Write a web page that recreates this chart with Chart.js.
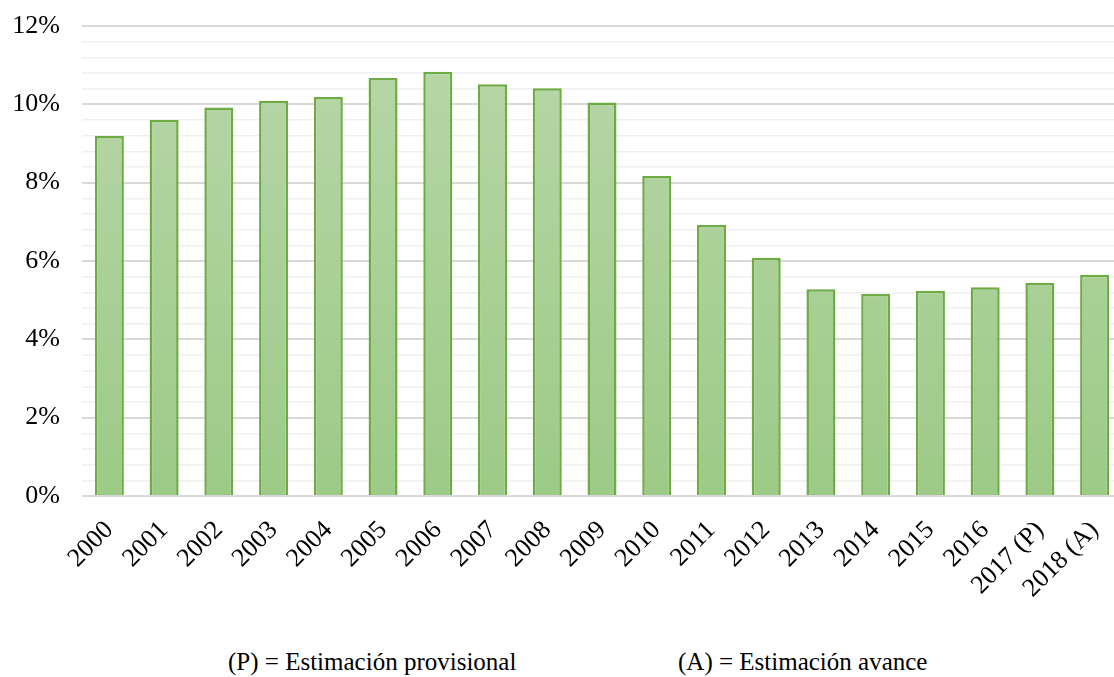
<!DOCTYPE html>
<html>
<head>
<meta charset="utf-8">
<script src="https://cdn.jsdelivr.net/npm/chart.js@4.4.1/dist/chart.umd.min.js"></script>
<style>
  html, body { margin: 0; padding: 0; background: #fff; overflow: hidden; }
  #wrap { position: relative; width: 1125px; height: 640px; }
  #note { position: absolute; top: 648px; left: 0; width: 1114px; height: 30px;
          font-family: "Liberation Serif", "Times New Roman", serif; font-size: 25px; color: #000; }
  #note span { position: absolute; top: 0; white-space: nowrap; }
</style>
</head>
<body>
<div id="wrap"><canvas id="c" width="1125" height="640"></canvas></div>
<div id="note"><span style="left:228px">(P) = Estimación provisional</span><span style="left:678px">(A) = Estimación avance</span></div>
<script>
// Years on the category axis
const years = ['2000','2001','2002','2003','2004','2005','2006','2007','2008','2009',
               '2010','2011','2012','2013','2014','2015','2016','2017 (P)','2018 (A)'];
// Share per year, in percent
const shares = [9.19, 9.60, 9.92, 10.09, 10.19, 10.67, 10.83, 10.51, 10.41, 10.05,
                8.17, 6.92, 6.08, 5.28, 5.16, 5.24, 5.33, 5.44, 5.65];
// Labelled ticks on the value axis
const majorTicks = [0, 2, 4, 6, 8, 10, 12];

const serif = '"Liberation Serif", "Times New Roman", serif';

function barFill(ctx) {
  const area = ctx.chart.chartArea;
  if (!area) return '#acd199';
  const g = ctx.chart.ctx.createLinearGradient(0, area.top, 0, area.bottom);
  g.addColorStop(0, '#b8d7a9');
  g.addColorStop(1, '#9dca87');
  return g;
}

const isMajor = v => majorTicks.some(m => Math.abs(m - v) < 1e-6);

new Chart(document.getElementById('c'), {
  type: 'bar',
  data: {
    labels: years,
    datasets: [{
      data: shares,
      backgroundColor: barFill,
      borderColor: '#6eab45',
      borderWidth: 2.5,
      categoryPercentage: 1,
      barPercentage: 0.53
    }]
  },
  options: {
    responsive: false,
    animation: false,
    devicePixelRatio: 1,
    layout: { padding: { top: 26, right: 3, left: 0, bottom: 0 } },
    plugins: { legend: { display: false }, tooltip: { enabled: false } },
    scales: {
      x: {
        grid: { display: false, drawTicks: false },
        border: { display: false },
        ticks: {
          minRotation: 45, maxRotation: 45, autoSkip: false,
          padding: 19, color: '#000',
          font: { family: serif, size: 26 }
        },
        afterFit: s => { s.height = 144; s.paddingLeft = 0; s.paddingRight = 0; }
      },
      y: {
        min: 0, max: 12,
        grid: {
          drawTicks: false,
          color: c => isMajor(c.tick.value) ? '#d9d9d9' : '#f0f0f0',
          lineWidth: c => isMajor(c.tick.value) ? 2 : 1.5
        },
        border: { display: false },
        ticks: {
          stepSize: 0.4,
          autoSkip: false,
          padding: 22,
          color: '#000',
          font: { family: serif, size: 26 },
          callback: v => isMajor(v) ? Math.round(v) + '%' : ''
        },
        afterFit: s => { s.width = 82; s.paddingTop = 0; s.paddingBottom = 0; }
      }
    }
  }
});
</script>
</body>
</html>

::::

STATED PROBLEM:
Exclude every picture and copy the remaining data exactly.

COMPLETE RESPONSE:
Write a web page that recreates this chart with Chart.js.
<!DOCTYPE html>
<html>
<head>
<meta charset="utf-8">
<script src="https://cdn.jsdelivr.net/npm/chart.js@4.4.1/dist/chart.umd.min.js"></script>
<style>
  html, body { margin: 0; padding: 0; background: #fff; overflow: hidden; }
  #wrap { position: relative; width: 1125px; height: 640px; }
  #note { position: absolute; top: 648px; left: 0; width: 1114px; height: 30px;
          font-family: "Liberation Serif", "Times New Roman", serif; font-size: 25px; color: #000; }
  #note span { position: absolute; top: 0; white-space: nowrap; }
</style>
</head>
<body>
<div id="wrap"><canvas id="c" width="1125" height="640"></canvas></div>
<div id="note"><span style="left:228px">(P) = Estimación provisional</span><span style="left:678px">(A) = Estimación avance</span></div>
<script>
// Years on the category axis
const years = ['2000','2001','2002','2003','2004','2005','2006','2007','2008','2009',
               '2010','2011','2012','2013','2014','2015','2016','2017 (P)','2018 (A)'];
// Share per year, in percent
const shares = [9.19, 9.60, 9.92, 10.09, 10.19, 10.67, 10.83, 10.51, 10.41, 10.05,
                8.17, 6.92, 6.08, 5.28, 5.16, 5.24, 5.33, 5.44, 5.65];
// Labelled ticks on the value axis
const majorTicks = [0, 2, 4, 6, 8, 10, 12];

const serif = '"Liberation Serif", "Times New Roman", serif';

function barFill(ctx) {
  const area = ctx.chart.chartArea;
  if (!area) return '#acd199';
  const g = ctx.chart.ctx.createLinearGradient(0, area.top, 0, area.bottom);
  g.addColorStop(0, '#b8d7a9');
  g.addColorStop(1, '#9dca87');
  return g;
}

const isMajor = v => majorTicks.some(m => Math.abs(m - v) < 1e-6);

new Chart(document.getElementById('c'), {
  type: 'bar',
  data: {
    labels: years,
    datasets: [{
      data: shares,
      backgroundColor: barFill,
      borderColor: '#6eab45',
      borderWidth: 2.5,
      categoryPercentage: 1,
      barPercentage: 0.53
    }]
  },
  options: {
    responsive: false,
    animation: false,
    devicePixelRatio: 1,
    layout: { padding: { top: 26, right: 3, left: 0, bottom: 0 } },
    plugins: { legend: { display: false }, tooltip: { enabled: false } },
    scales: {
      x: {
        grid: { display: false, drawTicks: false },
        border: { display: false },
        ticks: {
          minRotation: 45, maxRotation: 45, autoSkip: false,
          padding: 19, color: '#000',
          font: { family: serif, size: 26 }
        },
        afterFit: s => { s.height = 144; s.paddingLeft = 0; s.paddingRight = 0; }
      },
      y: {
        min: 0, max: 12,
        grid: {
          drawTicks: false,
          color: c => isMajor(c.tick.value) ? '#d9d9d9' : '#f0f0f0',
          lineWidth: c => isMajor(c.tick.value) ? 2 : 1.5
        },
        border: { display: false },
        ticks: {
          stepSize: 0.4,
          autoSkip: false,
          padding: 22,
          color: '#000',
          font: { family: serif, size: 26 },
          callback: v => isMajor(v) ? Math.round(v) + '%' : ''
        },
        afterFit: s => { s.width = 82; s.paddingTop = 0; s.paddingBottom = 0; }
      }
    }
  }
});
</script>
</body>
</html>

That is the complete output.